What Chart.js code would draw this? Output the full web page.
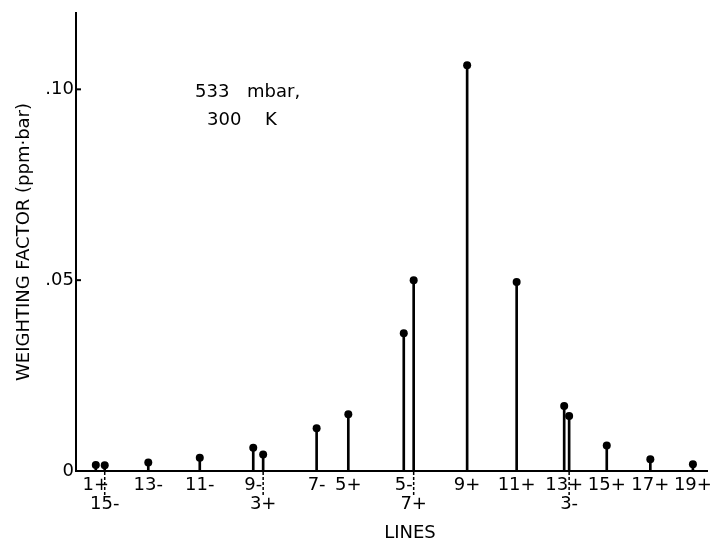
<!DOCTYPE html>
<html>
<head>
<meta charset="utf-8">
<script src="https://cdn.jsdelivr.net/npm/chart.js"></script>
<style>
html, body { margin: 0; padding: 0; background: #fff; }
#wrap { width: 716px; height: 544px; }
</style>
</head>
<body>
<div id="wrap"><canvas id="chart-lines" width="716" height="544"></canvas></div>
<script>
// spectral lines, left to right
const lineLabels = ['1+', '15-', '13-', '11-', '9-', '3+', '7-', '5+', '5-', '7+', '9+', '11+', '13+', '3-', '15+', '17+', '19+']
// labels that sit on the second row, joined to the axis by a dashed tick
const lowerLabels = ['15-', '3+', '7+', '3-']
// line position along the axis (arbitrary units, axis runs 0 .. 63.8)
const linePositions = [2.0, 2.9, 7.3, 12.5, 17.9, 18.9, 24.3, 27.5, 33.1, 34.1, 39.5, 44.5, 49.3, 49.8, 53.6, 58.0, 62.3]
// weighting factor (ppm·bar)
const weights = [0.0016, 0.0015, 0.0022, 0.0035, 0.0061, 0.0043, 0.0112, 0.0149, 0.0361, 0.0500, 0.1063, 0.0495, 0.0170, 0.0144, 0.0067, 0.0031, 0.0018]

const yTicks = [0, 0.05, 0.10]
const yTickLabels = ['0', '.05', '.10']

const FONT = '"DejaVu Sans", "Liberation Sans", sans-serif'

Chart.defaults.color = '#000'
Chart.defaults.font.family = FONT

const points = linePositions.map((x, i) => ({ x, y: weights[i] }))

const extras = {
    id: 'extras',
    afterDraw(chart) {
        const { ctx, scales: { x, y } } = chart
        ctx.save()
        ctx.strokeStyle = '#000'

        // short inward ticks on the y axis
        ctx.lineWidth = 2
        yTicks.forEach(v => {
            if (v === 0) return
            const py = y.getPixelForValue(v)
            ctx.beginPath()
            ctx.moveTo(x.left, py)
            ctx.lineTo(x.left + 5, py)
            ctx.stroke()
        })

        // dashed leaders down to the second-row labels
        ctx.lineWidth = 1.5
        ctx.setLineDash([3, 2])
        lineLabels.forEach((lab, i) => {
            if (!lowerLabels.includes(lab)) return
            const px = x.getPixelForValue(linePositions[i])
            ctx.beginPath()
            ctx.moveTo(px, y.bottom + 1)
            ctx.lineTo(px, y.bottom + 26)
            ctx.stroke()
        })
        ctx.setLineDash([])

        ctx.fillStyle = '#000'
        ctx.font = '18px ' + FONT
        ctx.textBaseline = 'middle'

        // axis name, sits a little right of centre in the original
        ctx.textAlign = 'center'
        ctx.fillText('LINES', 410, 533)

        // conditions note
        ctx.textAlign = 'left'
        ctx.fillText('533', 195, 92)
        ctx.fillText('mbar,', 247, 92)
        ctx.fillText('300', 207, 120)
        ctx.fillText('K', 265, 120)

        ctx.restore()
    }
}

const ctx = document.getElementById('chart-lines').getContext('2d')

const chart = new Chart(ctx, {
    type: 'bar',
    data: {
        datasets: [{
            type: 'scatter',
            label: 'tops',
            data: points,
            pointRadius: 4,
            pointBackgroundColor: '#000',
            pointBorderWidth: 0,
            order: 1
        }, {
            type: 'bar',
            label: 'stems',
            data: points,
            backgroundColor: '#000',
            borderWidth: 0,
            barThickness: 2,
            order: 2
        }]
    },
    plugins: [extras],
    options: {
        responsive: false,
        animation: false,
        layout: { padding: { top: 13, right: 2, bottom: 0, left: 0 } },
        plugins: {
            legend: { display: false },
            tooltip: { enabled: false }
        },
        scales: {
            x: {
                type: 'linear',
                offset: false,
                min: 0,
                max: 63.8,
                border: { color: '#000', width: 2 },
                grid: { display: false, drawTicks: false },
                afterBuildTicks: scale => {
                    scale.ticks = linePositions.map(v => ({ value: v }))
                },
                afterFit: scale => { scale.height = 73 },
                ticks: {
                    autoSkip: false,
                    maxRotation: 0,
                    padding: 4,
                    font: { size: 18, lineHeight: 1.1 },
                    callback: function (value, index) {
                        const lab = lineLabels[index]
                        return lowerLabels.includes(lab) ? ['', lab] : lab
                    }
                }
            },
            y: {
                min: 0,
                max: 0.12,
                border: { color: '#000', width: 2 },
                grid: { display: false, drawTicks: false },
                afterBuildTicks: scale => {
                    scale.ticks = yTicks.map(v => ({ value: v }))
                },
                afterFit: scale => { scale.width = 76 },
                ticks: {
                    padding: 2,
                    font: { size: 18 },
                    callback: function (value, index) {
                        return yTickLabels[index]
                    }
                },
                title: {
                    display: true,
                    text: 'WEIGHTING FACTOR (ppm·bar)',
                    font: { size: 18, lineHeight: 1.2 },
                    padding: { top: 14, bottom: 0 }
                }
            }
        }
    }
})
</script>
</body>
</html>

---------------

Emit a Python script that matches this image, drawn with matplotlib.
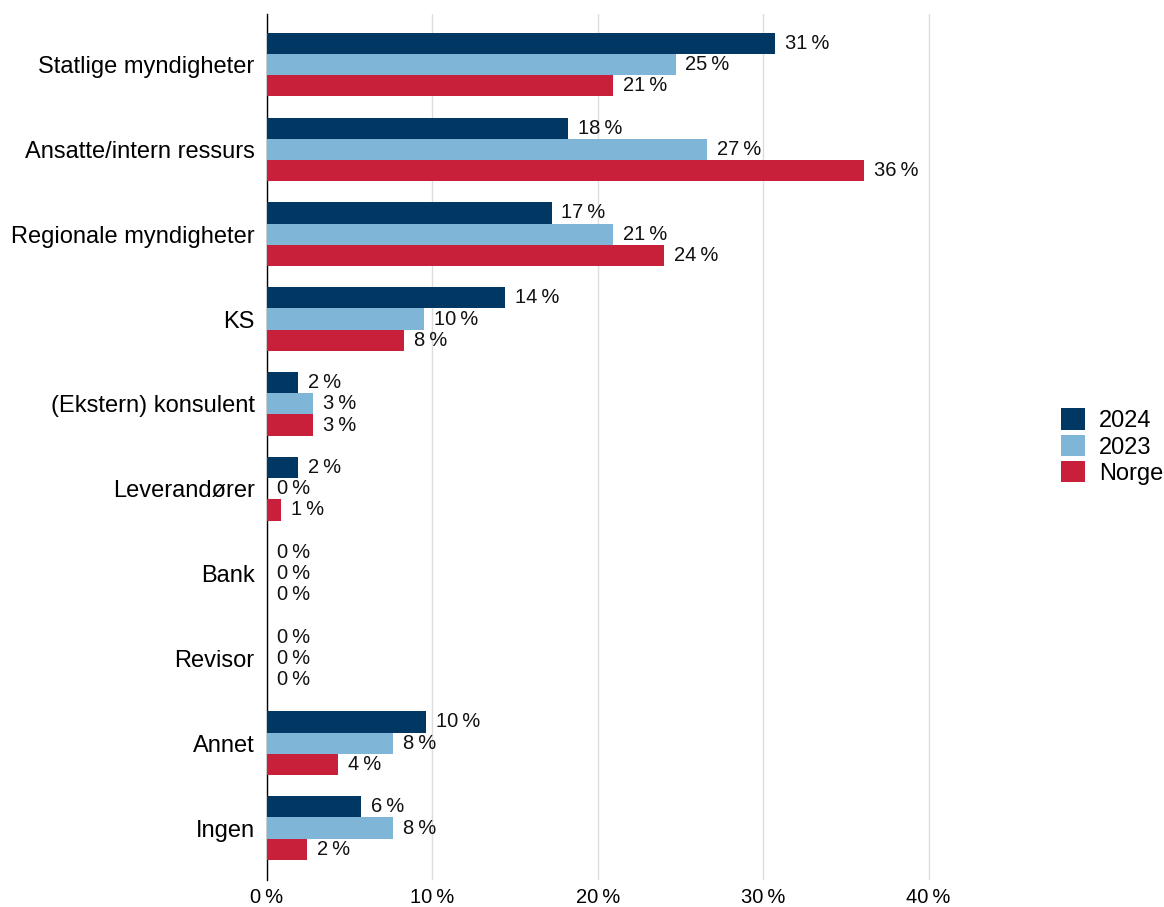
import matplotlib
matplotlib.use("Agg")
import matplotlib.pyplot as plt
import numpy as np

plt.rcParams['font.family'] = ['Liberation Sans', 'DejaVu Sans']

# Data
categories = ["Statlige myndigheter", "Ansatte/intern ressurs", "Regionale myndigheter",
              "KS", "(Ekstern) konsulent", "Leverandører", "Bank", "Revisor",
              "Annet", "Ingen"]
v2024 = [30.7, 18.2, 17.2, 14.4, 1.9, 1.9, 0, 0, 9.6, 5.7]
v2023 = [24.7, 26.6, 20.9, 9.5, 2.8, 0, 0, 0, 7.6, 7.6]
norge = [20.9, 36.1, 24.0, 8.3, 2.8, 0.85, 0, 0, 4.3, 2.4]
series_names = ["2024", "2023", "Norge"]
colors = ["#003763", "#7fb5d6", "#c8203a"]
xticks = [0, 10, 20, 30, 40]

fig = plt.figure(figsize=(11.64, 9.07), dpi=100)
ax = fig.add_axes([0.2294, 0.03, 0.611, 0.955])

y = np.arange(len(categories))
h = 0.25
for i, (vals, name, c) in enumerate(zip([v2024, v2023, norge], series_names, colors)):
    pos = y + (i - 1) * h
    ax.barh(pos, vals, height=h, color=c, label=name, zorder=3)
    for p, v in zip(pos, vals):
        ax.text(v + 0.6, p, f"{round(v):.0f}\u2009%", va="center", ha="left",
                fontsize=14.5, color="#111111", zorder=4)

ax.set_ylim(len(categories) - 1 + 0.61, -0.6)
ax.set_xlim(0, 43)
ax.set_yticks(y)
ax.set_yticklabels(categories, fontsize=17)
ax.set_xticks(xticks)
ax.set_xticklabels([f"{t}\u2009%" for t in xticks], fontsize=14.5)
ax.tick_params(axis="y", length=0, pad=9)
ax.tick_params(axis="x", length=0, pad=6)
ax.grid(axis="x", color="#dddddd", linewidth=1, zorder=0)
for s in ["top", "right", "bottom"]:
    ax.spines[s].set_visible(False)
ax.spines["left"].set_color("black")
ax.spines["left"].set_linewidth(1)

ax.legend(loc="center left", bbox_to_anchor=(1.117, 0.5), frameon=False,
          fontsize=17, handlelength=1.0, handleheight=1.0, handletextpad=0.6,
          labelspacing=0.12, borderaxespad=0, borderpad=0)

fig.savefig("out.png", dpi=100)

---------------

→ WORK REQUIRED
How many of the lines above hold the word "matplotlib"? Give only that number.

→ ANSWER TO THIS EXERCISE
4